Source code of charts
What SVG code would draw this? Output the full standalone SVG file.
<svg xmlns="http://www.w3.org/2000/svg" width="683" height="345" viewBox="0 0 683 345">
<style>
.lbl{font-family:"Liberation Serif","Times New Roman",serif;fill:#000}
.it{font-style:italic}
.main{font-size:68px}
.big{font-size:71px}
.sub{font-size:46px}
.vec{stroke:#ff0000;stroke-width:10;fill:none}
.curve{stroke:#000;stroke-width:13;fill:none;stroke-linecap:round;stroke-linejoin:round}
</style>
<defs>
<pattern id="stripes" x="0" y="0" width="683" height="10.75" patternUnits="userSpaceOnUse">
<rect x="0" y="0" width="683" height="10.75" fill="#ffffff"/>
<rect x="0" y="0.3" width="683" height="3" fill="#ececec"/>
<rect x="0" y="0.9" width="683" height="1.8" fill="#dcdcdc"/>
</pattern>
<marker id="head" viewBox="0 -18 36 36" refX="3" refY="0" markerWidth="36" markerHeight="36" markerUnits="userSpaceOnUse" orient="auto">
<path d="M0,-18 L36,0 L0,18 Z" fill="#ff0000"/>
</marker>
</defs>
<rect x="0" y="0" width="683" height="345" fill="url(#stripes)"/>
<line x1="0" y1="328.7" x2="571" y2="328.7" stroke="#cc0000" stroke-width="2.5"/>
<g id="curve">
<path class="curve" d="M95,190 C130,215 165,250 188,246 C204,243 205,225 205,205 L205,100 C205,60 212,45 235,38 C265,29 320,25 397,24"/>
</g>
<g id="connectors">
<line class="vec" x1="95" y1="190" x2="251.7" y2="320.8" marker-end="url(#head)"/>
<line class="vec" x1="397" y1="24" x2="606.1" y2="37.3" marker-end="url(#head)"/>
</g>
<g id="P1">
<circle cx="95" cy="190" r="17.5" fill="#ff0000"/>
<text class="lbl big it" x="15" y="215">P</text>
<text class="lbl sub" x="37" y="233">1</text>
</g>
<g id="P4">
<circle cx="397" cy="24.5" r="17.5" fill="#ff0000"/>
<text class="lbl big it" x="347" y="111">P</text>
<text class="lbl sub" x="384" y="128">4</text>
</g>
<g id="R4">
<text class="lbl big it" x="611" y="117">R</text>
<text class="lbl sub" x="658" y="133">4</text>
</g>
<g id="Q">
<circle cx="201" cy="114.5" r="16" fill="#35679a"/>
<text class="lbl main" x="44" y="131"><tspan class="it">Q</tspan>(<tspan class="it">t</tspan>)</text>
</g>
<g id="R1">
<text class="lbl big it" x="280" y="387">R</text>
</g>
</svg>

--

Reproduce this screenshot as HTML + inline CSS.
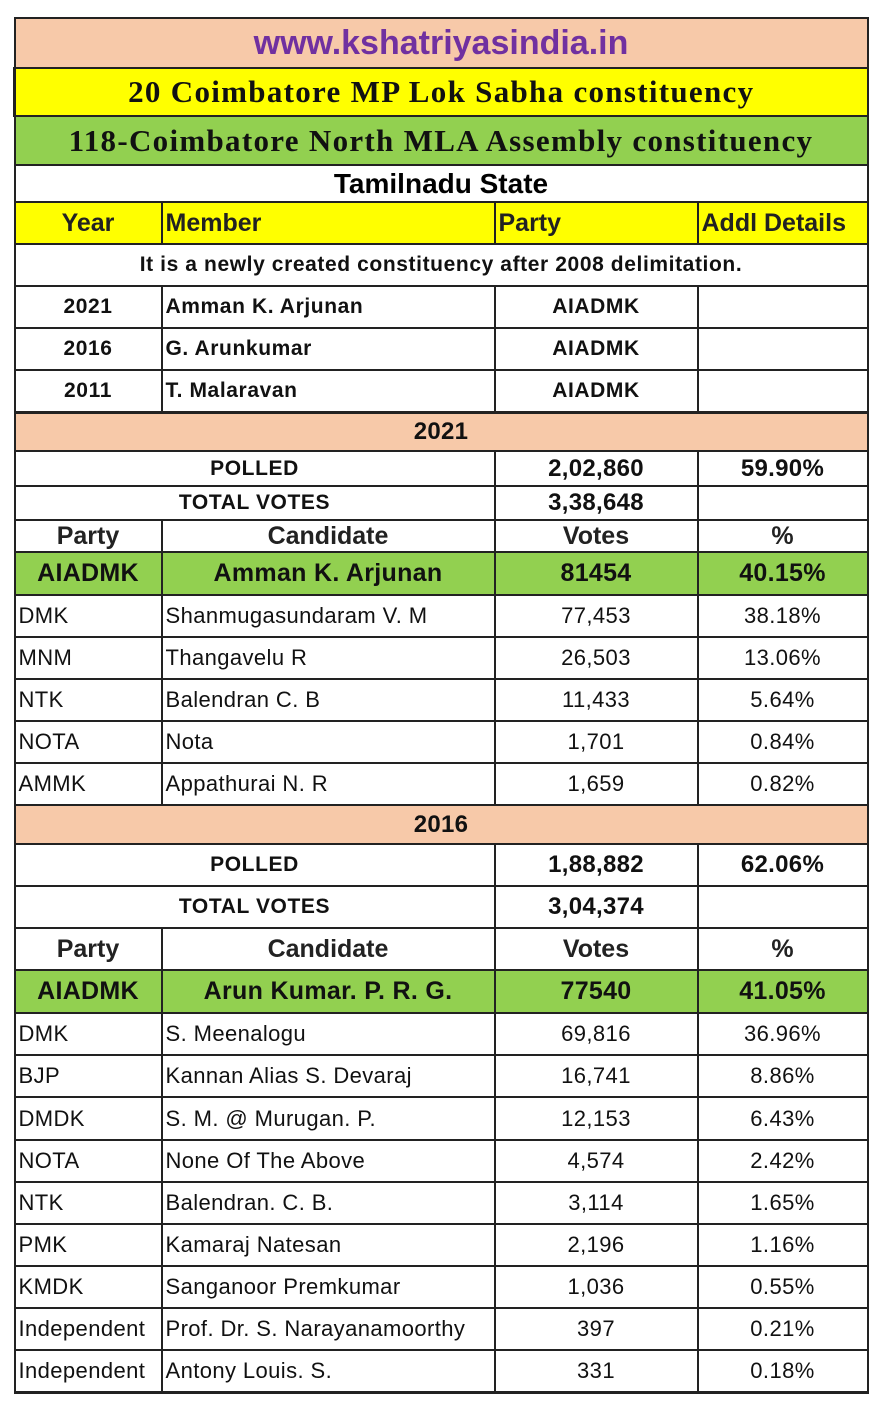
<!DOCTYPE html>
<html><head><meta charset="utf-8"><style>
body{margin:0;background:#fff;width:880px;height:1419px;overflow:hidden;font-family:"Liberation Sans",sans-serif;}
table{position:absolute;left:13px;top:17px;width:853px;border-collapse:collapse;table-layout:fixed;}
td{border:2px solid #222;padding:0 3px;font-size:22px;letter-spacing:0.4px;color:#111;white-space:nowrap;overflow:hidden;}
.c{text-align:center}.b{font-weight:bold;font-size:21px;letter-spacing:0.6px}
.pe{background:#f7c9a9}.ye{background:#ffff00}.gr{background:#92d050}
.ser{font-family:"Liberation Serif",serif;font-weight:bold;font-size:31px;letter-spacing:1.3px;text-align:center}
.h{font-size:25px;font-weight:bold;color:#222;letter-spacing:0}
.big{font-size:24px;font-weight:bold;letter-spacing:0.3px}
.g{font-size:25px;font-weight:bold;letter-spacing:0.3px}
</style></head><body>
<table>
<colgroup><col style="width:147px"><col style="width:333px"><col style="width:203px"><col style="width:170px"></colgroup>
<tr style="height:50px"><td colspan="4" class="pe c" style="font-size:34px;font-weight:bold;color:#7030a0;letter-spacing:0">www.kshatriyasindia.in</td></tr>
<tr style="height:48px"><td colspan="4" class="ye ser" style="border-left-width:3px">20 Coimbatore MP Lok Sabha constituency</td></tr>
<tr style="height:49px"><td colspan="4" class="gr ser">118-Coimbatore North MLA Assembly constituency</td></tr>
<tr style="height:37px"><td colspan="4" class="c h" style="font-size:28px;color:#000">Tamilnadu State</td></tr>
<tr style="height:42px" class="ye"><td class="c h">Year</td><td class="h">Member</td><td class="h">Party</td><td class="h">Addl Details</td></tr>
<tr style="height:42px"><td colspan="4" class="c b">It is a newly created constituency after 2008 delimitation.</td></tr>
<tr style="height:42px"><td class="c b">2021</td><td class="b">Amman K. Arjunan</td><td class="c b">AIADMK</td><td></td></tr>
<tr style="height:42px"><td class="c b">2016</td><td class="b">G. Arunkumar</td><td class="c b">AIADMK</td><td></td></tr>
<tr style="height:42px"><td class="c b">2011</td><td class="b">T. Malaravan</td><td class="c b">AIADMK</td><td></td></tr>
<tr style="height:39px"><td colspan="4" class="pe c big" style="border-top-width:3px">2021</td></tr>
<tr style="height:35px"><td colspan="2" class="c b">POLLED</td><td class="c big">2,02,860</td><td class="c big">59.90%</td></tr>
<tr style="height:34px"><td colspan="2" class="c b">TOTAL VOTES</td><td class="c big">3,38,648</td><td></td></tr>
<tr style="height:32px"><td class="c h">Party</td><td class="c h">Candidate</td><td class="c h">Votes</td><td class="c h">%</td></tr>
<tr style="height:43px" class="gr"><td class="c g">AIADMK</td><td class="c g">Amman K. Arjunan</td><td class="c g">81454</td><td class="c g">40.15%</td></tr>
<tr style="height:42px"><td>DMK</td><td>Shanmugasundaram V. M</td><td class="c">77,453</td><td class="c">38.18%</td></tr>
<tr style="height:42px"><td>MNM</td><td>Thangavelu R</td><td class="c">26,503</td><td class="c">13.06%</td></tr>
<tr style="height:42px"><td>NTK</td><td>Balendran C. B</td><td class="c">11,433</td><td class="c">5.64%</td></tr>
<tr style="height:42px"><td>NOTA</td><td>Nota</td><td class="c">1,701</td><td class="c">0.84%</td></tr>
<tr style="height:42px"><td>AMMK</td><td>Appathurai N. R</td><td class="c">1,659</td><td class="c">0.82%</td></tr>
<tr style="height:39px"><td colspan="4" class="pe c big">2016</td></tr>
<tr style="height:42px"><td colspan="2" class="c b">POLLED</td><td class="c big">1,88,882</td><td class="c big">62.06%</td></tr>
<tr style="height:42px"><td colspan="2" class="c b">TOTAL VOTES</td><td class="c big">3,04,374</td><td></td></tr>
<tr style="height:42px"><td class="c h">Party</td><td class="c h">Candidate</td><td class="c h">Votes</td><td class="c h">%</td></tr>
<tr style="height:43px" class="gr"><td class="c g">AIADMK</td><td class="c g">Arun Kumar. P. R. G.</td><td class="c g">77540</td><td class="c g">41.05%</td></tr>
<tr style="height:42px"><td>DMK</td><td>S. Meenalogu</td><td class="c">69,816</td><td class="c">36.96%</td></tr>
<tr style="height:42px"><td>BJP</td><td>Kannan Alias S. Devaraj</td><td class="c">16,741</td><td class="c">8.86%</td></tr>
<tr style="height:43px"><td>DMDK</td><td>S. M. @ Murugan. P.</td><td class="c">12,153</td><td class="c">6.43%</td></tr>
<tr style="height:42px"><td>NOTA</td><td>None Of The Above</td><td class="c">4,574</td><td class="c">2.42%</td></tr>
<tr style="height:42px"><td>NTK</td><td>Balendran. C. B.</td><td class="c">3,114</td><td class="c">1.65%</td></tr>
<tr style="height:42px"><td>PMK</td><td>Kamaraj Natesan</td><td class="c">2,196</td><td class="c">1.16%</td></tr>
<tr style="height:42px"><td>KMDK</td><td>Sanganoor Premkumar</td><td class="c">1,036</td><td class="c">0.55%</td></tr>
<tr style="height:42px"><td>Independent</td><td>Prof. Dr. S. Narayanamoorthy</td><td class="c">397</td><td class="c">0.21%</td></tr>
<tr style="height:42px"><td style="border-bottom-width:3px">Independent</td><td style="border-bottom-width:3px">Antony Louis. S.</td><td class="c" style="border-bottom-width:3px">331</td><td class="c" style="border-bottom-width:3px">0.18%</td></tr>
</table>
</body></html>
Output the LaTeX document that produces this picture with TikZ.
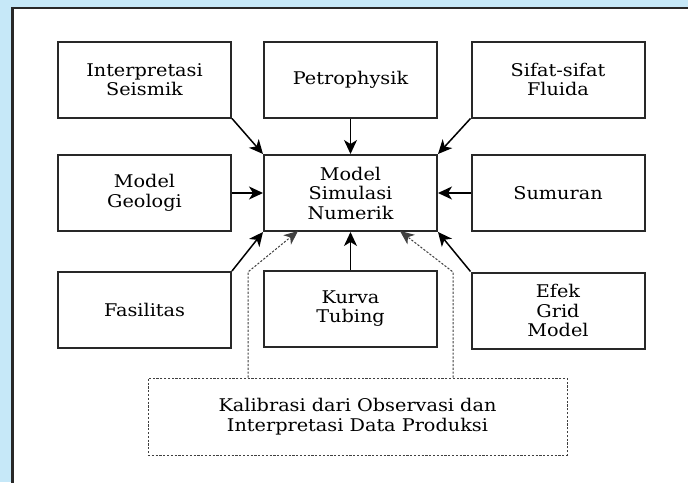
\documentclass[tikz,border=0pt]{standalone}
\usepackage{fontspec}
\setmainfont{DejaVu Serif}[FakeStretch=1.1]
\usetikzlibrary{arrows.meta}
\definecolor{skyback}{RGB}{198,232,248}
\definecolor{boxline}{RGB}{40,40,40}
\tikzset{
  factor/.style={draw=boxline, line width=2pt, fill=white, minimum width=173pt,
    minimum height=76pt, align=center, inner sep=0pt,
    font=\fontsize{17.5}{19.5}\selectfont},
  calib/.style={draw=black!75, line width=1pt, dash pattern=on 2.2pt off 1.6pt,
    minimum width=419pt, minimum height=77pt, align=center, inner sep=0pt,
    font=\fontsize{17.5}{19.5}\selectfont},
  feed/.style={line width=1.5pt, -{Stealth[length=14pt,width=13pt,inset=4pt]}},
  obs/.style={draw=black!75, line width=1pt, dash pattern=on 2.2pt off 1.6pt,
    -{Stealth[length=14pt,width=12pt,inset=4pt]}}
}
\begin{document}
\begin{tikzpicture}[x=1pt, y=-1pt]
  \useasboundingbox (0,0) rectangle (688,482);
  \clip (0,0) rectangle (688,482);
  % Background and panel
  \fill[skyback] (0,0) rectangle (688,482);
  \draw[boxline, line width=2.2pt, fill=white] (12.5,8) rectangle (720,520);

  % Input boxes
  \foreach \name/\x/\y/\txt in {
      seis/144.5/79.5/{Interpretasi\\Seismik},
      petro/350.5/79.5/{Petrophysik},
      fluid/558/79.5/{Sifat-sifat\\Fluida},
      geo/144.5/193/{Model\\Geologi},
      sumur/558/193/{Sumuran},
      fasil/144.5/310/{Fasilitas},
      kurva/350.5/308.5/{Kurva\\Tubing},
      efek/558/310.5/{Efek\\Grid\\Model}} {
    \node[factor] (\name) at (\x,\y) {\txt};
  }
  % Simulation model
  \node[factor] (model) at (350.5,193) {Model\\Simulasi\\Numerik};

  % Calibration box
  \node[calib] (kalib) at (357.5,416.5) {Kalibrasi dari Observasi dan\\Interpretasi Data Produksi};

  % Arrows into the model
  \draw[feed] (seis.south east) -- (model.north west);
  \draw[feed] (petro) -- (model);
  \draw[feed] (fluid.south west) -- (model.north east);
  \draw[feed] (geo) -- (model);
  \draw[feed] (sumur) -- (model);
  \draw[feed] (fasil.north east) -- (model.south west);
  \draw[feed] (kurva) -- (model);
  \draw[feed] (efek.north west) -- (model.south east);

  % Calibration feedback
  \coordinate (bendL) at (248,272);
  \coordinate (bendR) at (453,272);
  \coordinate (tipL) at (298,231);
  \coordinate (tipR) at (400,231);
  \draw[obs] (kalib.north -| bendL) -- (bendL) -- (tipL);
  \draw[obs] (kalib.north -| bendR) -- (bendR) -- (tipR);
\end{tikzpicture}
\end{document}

- Set exercise
Select the lines that carry the string "this" and copy them.

- Complete output
What SVG code would draw this? Output the full standalone SVG file.
Reproduce this screenshot as HTML + inline CSS.
Output the LaTeX document that produces this picture with TikZ.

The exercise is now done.